Someone once described Moneyball to me as the best book ever written on talent. Michael Lewis's bestseller features Billy Beane, general manager of the Oakland A's, owners of one of the smallest budgests in the Major Leagues. Beane and his staff make use of large amounts of statistical data to defy tradition and practice and build "winning teams of young affordable players and inexpensive castoff veterans". It was the relevant data, not how they looked on the pitch ("we're not selling jeans") that drove the choice of players.
How this translates to the world of corporate talent is unambiguous: decisions on who to reward or promote need to be driven by data.
On March this year the MIT Sloan Sports Analytics Conference hosted something called Fieldf/x, Sportvision’s newest baseball technology. Fieldf/x is a motion-capture system that uses four cameras perched high above the field to track players and the ball and log their movements, gathering more than 2.5 million records per game.
Many argue it will revolutionise the world of baseball. Tom Tippett, "director of baseball information services for the Boston Red Sox, which means he is in charge of gathering and crunching numbers to help put together a winning team (says) 'I kind of feel like I have to throw away everything I've done for the last 20 years and start over.' (...) Fieldf/x will create a digital catalog of virtually every movement at every Major League Baseball game in every park."
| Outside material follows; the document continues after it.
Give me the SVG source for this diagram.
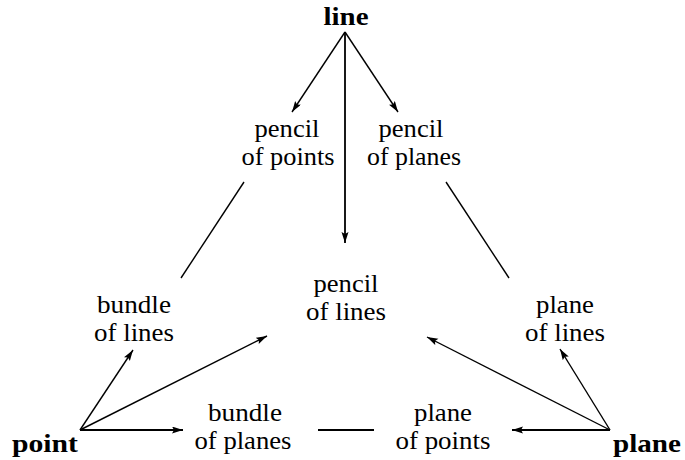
<svg xmlns="http://www.w3.org/2000/svg" width="685" height="460" viewBox="0 0 685 460" font-family="'Liberation Serif', 'Times New Roman', serif">
<style>
text{font-family:'Liberation Serif','Times New Roman',serif;font-size:25px;fill:#000;text-anchor:middle}
.b{font-weight:bold}
.l{text-anchor:start}
line{stroke:#000;stroke-width:1.4;fill:none}
.t{stroke-width:1.8}
.a{marker-end:url(#ah)}
</style>
<defs>
<marker id="ah" markerUnits="userSpaceOnUse" markerWidth="12" markerHeight="8" refX="11" refY="3.5" orient="auto">
<path d="M0,0 L11,3.5 L0,7 L2,3.5 z" fill="#000"/>
</marker>
</defs>
<g id="connectors">
<line class="a" x1="345" y1="32" x2="292" y2="112"/>
<line class="a" x1="345" y1="32" x2="398" y2="112"/>
<line class="a t" x1="345" y1="32" x2="345" y2="243"/>
<line x1="244" y1="182" x2="181" y2="278"/>
<line x1="446" y1="182" x2="509" y2="278"/>
<line class="a" x1="80" y1="430" x2="133" y2="350"/>
<line class="a" x1="80" y1="430" x2="267" y2="336"/>
<line class="a t" x1="80" y1="430" x2="183" y2="430"/>
<line class="t" x1="318" y1="430" x2="374" y2="430"/>
<line class="a t" x1="610" y1="430" x2="512" y2="430"/>
<line class="a" x1="610" y1="430" x2="427" y2="337"/>
<line class="a" x1="610" y1="430" x2="560" y2="349"/>
</g>
<g id="line"><text class="b" x="346" y="25" textLength="45" lengthAdjust="spacingAndGlyphs">line</text></g>
<g id="pencil-of-points"><text x="287" y="137" textLength="65" lengthAdjust="spacingAndGlyphs">pencil</text><text x="288" y="165" textLength="93" lengthAdjust="spacingAndGlyphs">of points</text></g>
<g id="pencil-of-planes"><text x="411" y="137" textLength="65" lengthAdjust="spacingAndGlyphs">pencil</text><text x="414" y="165" textLength="94" lengthAdjust="spacingAndGlyphs">of planes</text></g>
<g id="pencil-of-lines"><text x="346" y="292" textLength="65" lengthAdjust="spacingAndGlyphs">pencil</text><text x="346" y="320" textLength="80" lengthAdjust="spacingAndGlyphs">of lines</text></g>
<g id="bundle-of-lines"><text x="134" y="313" textLength="74" lengthAdjust="spacingAndGlyphs">bundle</text><text x="134" y="341" textLength="80" lengthAdjust="spacingAndGlyphs">of lines</text></g>
<g id="plane-of-lines"><text x="565" y="313" textLength="58" lengthAdjust="spacingAndGlyphs">plane</text><text x="565" y="341" textLength="80" lengthAdjust="spacingAndGlyphs">of lines</text></g>
<g id="bundle-of-planes"><text x="245" y="421" textLength="74" lengthAdjust="spacingAndGlyphs">bundle</text><text x="243" y="449" textLength="97" lengthAdjust="spacingAndGlyphs">of planes</text></g>
<g id="plane-of-points"><text x="443" y="421" textLength="58" lengthAdjust="spacingAndGlyphs">plane</text><text x="443" y="449" textLength="95" lengthAdjust="spacingAndGlyphs">of points</text></g>
<g id="point"><text class="b l" x="12" y="452" textLength="66" lengthAdjust="spacingAndGlyphs">point</text></g>
<g id="plane"><text class="b l" x="613" y="452" textLength="68" lengthAdjust="spacingAndGlyphs">plane</text></g>
</svg>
Will there ever be such a data revolution in corporate talent management?
Systems aside, data on sales performance would arguably be the best place to start (data for supply chain roles is perhaps more slippery). It is rich, objective and measured against the same base. We're nowhere close to the sophistication the baseball world has managed to finance but it would be good to see better efforts coming through the business literature.
Just to throw some caution on the baseball assimilation: As we progress on our own data journey we should we mindful the focus on individual performance data doesn't drive us to ignore the nuances of collective performance. It is never the single individual that wins the game.